Tiger Air plans to add a Bangkok base to its operations in Singapore and Australia after rebounding economic growth helped fuel a 14 percent jump in first-half Thai tourism arrivals. The airline will compete with AirAsia, the region’s largest discount carrier, which already has a hub in the Thai capital and plans to list shares on the local stock exchange.
“This is a really big step up for Tiger Air in terms of its regional competitiveness,” said Peter Harbison, managing director at the Sydney-based Centre for Asia Pacific Aviation. “This puts it firmly in the competitive market place that AirAsia and Jetstar are fighting to be in. It’s about establishing a regional brand.” Jetstar is the budget carrier owned by Qantas Airways Ltd.

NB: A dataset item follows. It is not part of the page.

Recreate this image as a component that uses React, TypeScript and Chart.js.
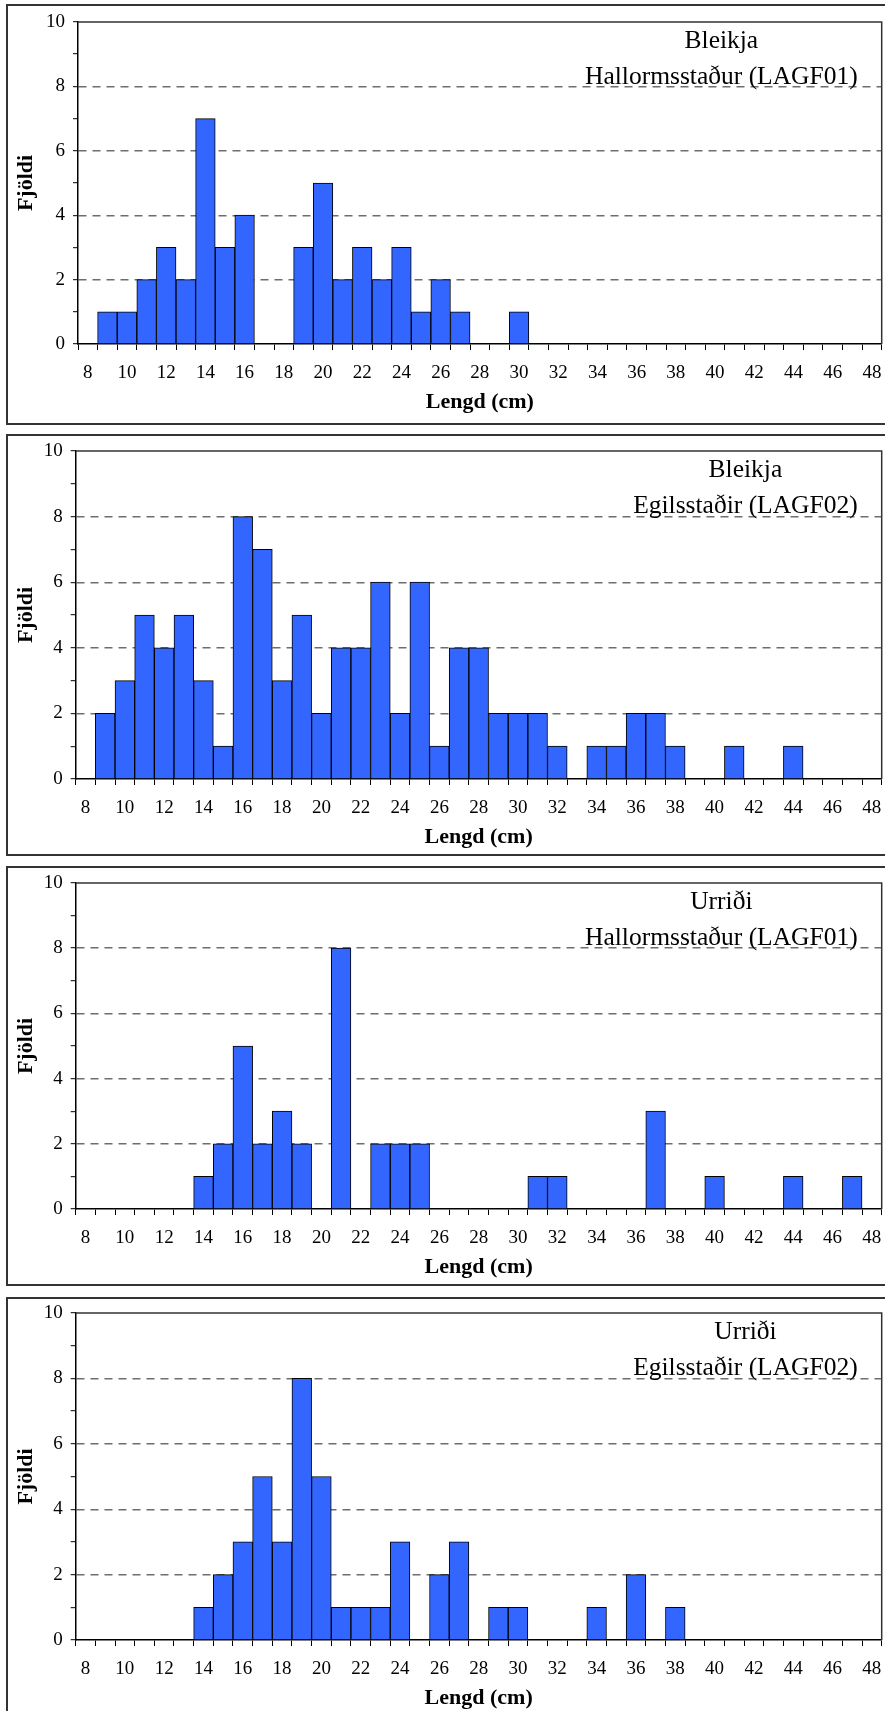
import React, { useEffect, useRef } from 'react';
import { Chart, registerables } from 'chart.js';

Chart.register(...registerables);

// ---- data ----
const lengthCategories = [
  '8', '9', '10', '11', '12', '13', '14', '15', '16', '17', '18', '19', '20', '21',
  '22', '23', '24', '25', '26', '27', '28', '29', '30', '31', '32', '33', '34', '35',
  '36', '37', '38', '39', '40', '41', '42', '43', '44', '45', '46', '47', '48',
];

// counts per length class (8 ... 48 cm)
const bleikjaHallormsstadur = [
  0, 1, 1, 2, 3, 2, 7, 3, 4, 0, 0, 3, 5, 2, 3, 2, 3, 1, 2, 1, 0, 0, 1,
  0, 0, 0, 0, 0, 0, 0, 0, 0, 0, 0, 0, 0, 0, 0, 0, 0, 0,
];
const bleikjaEgilsstadir = [
  0, 2, 3, 5, 4, 5, 3, 1, 8, 7, 3, 5, 2, 4, 4, 6, 2, 6, 1, 4, 4, 2, 2,
  2, 1, 0, 1, 1, 2, 2, 1, 0, 0, 1, 0, 0, 1, 0, 0, 0, 0,
];
const urridiHallormsstadur = [
  0, 0, 0, 0, 0, 0, 1, 2, 5, 2, 3, 2, 0, 8, 0, 2, 2, 2, 0, 0, 0, 0, 0,
  1, 1, 0, 0, 0, 0, 3, 0, 0, 1, 0, 0, 0, 1, 0, 0, 1, 0,
];
const urridiEgilsstadir = [
  0, 0, 0, 0, 0, 0, 1, 2, 3, 5, 3, 8, 5, 1, 1, 1, 3, 0, 2, 3, 0, 1, 1,
  0, 0, 0, 1, 0, 2, 0, 1, 0, 0, 0, 0, 0, 0, 0, 0, 0, 0,
];

const speciesNames = ['Bleikja', 'Bleikja', 'Urriði', 'Urriði'];
const siteNames = [
  'Hallormsstaður (LAGF01)',
  'Egilsstaðir (LAGF02)',
  'Hallormsstaður (LAGF01)',
  'Egilsstaðir (LAGF02)',
];
const seriesValues = [bleikjaHallormsstadur, bleikjaEgilsstadir, urridiHallormsstadur, urridiEgilsstadir];

const xAxisTitle = 'Lengd (cm)';
const yAxisTitle = 'Fjöldi';

// ---- layout (page pixels) ----
const PAGE_W = 885;
const PLOT_RIGHT = 881.7;
const TOP_PAD = 16;
const X_AXIS_H = 80;
const panelLayouts = [
  { boxTop: 4, boxHeight: 421, plotTop: 21.7, plotBottom: 344, plotLeft: 78 },
  { boxTop: 434.3, boxHeight: 421.4, plotTop: 450.7, plotBottom: 778.3, plotLeft: 75.7 },
  { boxTop: 866, boxHeight: 420, plotTop: 882.7, plotBottom: 1209, plotLeft: 75.7 },
  { boxTop: 1296.7, boxHeight: 421, plotTop: 1313.3, plotBottom: 1640, plotLeft: 75.7 },
];

const SERIF = '"Liberation Serif", "Times New Roman", Times, serif';
const BAR_BLUE = '#3366FF';

const decorPlugin = {
  id: 'panelDecor',
  afterDatasetsDraw(chart: any, _args: any, opts: any) {
    const { ctx, chartArea: a } = chart;
    ctx.save();
    ctx.strokeStyle = '#333';
    ctx.lineWidth = 1.5;
    ctx.beginPath();
    ctx.moveTo(a.left, a.top);
    ctx.lineTo(a.right, a.top);
    ctx.lineTo(a.right, a.bottom);
    ctx.stroke();

    const lines: string[] = opts.lines || [];
    ctx.font = `25.5px ${SERIF}`;
    ctx.fillStyle = '#000';
    ctx.textAlign = 'center';
    ctx.textBaseline = 'alphabetic';
    const w = ctx.measureText(lines[1] || '').width;
    const cx = a.right - 24 - w / 2;
    if (lines[0]) ctx.fillText(lines[0], cx, a.top + 26);
    if (lines[1]) ctx.fillText(lines[1], cx, a.top + 61.5);
    ctx.restore();
  },
};

type PanelProps = { index: number };

function Histogram({ index }: PanelProps) {
  const ref = useRef<HTMLCanvasElement>(null);
  const lay = panelLayouts[index];
  const canvasTop = lay.plotTop - TOP_PAD;
  const canvasHeight = Math.round(TOP_PAD + (lay.plotBottom - lay.plotTop) + X_AXIS_H);

  useEffect(() => {
    if (!ref.current) return;
    const chart = new Chart(ref.current, {
      type: 'bar',
      data: {
        labels: lengthCategories,
        datasets: [
          {
            data: seriesValues[index],
            backgroundColor: BAR_BLUE,
            borderColor: '#000',
            borderWidth: 1,
            barPercentage: 1,
            categoryPercentage: 1,
          },
        ],
      },
      options: {
        responsive: false,
        animation: false,
        devicePixelRatio: 1,
        layout: { padding: { left: 0, right: PAGE_W - PLOT_RIGHT, top: TOP_PAD, bottom: 0 } },
        plugins: {
          legend: { display: false },
          tooltip: { enabled: false },
          panelDecor: { lines: [speciesNames[index], siteNames[index]] },
        } as any,
        scales: {
          x: {
            type: 'category',
            offset: true,
            grid: {
              display: true,
              offset: true,
              drawOnChartArea: false,
              drawTicks: true,
              tickLength: 6,
              tickColor: '#000',
              tickWidth: 1,
              color: '#000',
            },
            border: { display: true, color: '#000', width: 1.5 },
            ticks: {
              autoSkip: false,
              maxRotation: 0,
              minRotation: 0,
              padding: 12,
              color: '#000',
              font: { family: SERIF, size: 19 },
              callback(this: any, value: any) {
                const l = this.getLabelForValue(value);
                return Number(l) % 2 === 0 ? l : '';
              },
            },
            title: {
              display: true,
              text: xAxisTitle,
              color: '#000',
              font: { family: SERIF, size: 22, weight: 'bold' },
              padding: { top: 0, bottom: 8 },
            },
            afterFit(scale: any) {
              scale.height = X_AXIS_H;
              scale.paddingLeft = 0;
              scale.paddingRight = 0;
            },
          },
          y: {
            min: 0,
            max: 10,
            grid: {
              color: (c: any) =>
                c.tick && c.tick.value % 2 === 0 && c.tick.value > 0 && c.tick.value < 10
                  ? '#6e6e6e'
                  : 'rgba(0,0,0,0)',
              lineWidth: 1.4,
              drawTicks: true,
              tickColor: '#000',
              tickLength: 5,
              tickWidth: 1,
            },
            border: { display: true, color: '#000', width: 1.5, dash: [8, 6] },
            ticks: {
              stepSize: 1,
              autoSkip: false,
              padding: 8,
              color: '#000',
              font: { family: SERIF, size: 19 },
              callback: (v: any) => (Number(v) % 2 === 0 ? String(v) : ''),
            },
            title: {
              display: true,
              text: yAxisTitle,
              color: '#000',
              font: { family: SERIF, size: 22, weight: 'bold' },
              padding: { top: 13, bottom: 0 },
            },
            afterFit(scale: any) {
              scale.width = lay.plotLeft;
              scale.paddingTop = 0;
              scale.paddingBottom = 0;
            },
          },
        } as any,
      },
      plugins: [decorPlugin as any],
    });
    return () => chart.destroy();
  }, [index]);

  return (
    <canvas
      ref={ref}
      width={PAGE_W}
      height={canvasHeight}
      style={{ position: 'absolute', left: 0, top: canvasTop, width: PAGE_W, height: canvasHeight }}
    />
  );
}

export default function App() {
  return (
    <div
      style={{
        position: 'absolute',
        left: 0,
        top: 0,
        width: PAGE_W,
        height: 1711,
        overflow: 'hidden',
        background: '#fff',
      }}
    >
      {panelLayouts.map((lay, i) => (
        <React.Fragment key={i}>
          <div
            style={{
              position: 'absolute',
              left: 6,
              top: lay.boxTop,
              width: 900,
              height: lay.boxHeight,
              border: '2px solid #333',
              boxSizing: 'border-box',
            }}
          />
          <Histogram index={i} />
        </React.Fragment>
      ))}
    </div>
  );
}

The companies need approvals before the new airline can start operation, according to the statement. The venture may break even within two years of operations, Melissa Yeap, an analyst at DMG & Partners Securities, said in a note today.
“Market Big Enough”
Tiger Air, AirAsia and Jetstar are accelerating expansion plans across Asia Pacific, which last year overtook intra-North America as the world’s biggest aviation market. Asia-Pacific airlines may post the biggest profit of any region this year, the International Air Transport Association has predicted.
The “market is big enough,” AirAsia Chief Executive officer Tony Fernandes said in an e-mail reply to Bloomberg queries today. “We deal with competition every day.”
There is also “no change in plans” for a possible dual listing of AirAsia’s shares in Thailand or the initial public offering it is considering for its Thai unit next year, he said. AirAsia has ordered 175 A320 planes from Airbus SAS, making it the biggest Asian customer for single-aisle models for the Toulouse, France-based planemaker.
Tiger Air rose 5.4 percent to S$2.16, a record close since it began trading in January in Singapore. Thai Air advanced 4.4 percent to 36 baht, the highest level in more than two and a half years. AirAsia increased 0.7 percent to 1.50 ringgit in Kuala Lumpur.
Including short-haul routes, budget carriers may account for 30 percent of Asia-Pacific capacity by 2015 from 20 percent now, estimated Derek Sadubin, chief operating officer at the Sydney- based Centre for Asia Pacific Aviation.
“It will be naive for AirAsia or anyone else to think they have a monopoly in the local service in the region,” Tiger Air CEO Tony Davis said in Bangkok. Competition in Asia’s low-cost airline industry is “still very small compared to Europe.”
Tiger Air failed to set up a budget carrier in South Korea in 2008.
For Bangkok-based Thai Air, the new airline will help boost passenger traffic after it lost 6 billion baht in revenue ($186 million) earlier this year from the worst political unrest in two decades. Thai Prime Minister Abhisit Vejjajiva has kept Bangkok under a state of emergency since May 19, when the military quashed two months of protests against his rule.
The new venture will have “enormous potential” as only 6 million of the 65 million Thais have flown before, Thai Air President Piyasvasti Amranand said in Bangkok today.
“Low-cost is the fastest-growing market and we want to take part in this market,” he said. “We have been losing market share to low-cost airlines and we think there is a lot of opportunity for us.”